- _Data provided_
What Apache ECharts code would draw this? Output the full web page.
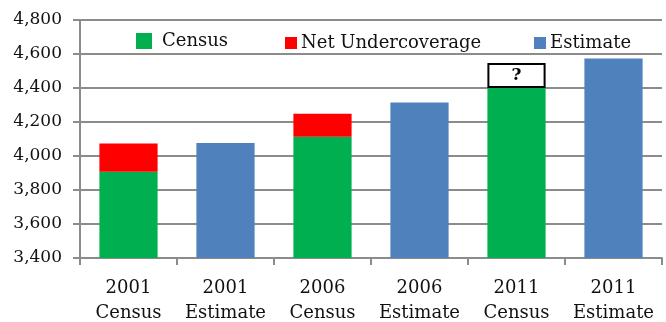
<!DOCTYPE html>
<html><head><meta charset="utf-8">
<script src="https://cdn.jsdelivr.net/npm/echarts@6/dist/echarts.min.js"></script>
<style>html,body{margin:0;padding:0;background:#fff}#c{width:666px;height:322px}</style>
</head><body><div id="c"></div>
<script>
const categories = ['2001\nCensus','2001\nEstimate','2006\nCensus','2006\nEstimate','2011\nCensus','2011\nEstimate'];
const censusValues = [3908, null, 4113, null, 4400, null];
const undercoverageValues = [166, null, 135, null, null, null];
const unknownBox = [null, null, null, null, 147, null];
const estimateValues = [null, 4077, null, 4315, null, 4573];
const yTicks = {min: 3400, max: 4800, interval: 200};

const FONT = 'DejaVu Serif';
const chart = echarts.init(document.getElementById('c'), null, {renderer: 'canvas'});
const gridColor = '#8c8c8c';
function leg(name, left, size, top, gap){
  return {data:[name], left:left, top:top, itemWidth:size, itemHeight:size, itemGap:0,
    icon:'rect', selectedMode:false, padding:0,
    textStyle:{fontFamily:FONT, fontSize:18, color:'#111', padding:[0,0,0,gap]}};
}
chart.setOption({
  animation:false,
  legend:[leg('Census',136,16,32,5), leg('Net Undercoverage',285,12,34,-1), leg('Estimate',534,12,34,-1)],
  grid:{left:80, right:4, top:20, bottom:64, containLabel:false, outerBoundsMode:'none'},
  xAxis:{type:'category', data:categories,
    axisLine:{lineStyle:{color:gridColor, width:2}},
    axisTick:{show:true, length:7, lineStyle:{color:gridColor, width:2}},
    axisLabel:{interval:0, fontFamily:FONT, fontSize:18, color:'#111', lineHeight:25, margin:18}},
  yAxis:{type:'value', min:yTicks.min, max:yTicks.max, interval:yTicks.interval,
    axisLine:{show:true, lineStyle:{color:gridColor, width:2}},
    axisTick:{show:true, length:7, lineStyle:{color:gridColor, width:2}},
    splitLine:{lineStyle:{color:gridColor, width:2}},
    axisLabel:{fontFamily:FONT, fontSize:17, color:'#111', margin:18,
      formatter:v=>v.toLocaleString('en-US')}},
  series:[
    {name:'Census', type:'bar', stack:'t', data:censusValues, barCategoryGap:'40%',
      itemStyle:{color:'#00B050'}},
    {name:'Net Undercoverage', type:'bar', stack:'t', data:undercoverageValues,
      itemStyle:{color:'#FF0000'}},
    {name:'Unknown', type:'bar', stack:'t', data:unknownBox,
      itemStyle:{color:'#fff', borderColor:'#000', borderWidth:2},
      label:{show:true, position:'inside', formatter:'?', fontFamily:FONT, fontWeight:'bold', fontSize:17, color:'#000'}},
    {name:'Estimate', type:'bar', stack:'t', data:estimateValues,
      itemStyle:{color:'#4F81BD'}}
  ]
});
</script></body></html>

- _What to produce_
Reproduce the material above in full, exactly, with no images.

- _Task solution_
What Apache ECharts code would draw this? Output the full web page.
<!DOCTYPE html>
<html><head><meta charset="utf-8">
<script src="https://cdn.jsdelivr.net/npm/echarts@6/dist/echarts.min.js"></script>
<style>html,body{margin:0;padding:0;background:#fff}#c{width:666px;height:322px}</style>
</head><body><div id="c"></div>
<script>
const categories = ['2001\nCensus','2001\nEstimate','2006\nCensus','2006\nEstimate','2011\nCensus','2011\nEstimate'];
const censusValues = [3908, null, 4113, null, 4400, null];
const undercoverageValues = [166, null, 135, null, null, null];
const unknownBox = [null, null, null, null, 147, null];
const estimateValues = [null, 4077, null, 4315, null, 4573];
const yTicks = {min: 3400, max: 4800, interval: 200};

const FONT = 'DejaVu Serif';
const chart = echarts.init(document.getElementById('c'), null, {renderer: 'canvas'});
const gridColor = '#8c8c8c';
function leg(name, left, size, top, gap){
  return {data:[name], left:left, top:top, itemWidth:size, itemHeight:size, itemGap:0,
    icon:'rect', selectedMode:false, padding:0,
    textStyle:{fontFamily:FONT, fontSize:18, color:'#111', padding:[0,0,0,gap]}};
}
chart.setOption({
  animation:false,
  legend:[leg('Census',136,16,32,5), leg('Net Undercoverage',285,12,34,-1), leg('Estimate',534,12,34,-1)],
  grid:{left:80, right:4, top:20, bottom:64, containLabel:false, outerBoundsMode:'none'},
  xAxis:{type:'category', data:categories,
    axisLine:{lineStyle:{color:gridColor, width:2}},
    axisTick:{show:true, length:7, lineStyle:{color:gridColor, width:2}},
    axisLabel:{interval:0, fontFamily:FONT, fontSize:18, color:'#111', lineHeight:25, margin:18}},
  yAxis:{type:'value', min:yTicks.min, max:yTicks.max, interval:yTicks.interval,
    axisLine:{show:true, lineStyle:{color:gridColor, width:2}},
    axisTick:{show:true, length:7, lineStyle:{color:gridColor, width:2}},
    splitLine:{lineStyle:{color:gridColor, width:2}},
    axisLabel:{fontFamily:FONT, fontSize:17, color:'#111', margin:18,
      formatter:v=>v.toLocaleString('en-US')}},
  series:[
    {name:'Census', type:'bar', stack:'t', data:censusValues, barCategoryGap:'40%',
      itemStyle:{color:'#00B050'}},
    {name:'Net Undercoverage', type:'bar', stack:'t', data:undercoverageValues,
      itemStyle:{color:'#FF0000'}},
    {name:'Unknown', type:'bar', stack:'t', data:unknownBox,
      itemStyle:{color:'#fff', borderColor:'#000', borderWidth:2},
      label:{show:true, position:'inside', formatter:'?', fontFamily:FONT, fontWeight:'bold', fontSize:17, color:'#000'}},
    {name:'Estimate', type:'bar', stack:'t', data:estimateValues,
      itemStyle:{color:'#4F81BD'}}
  ]
});
</script></body></html>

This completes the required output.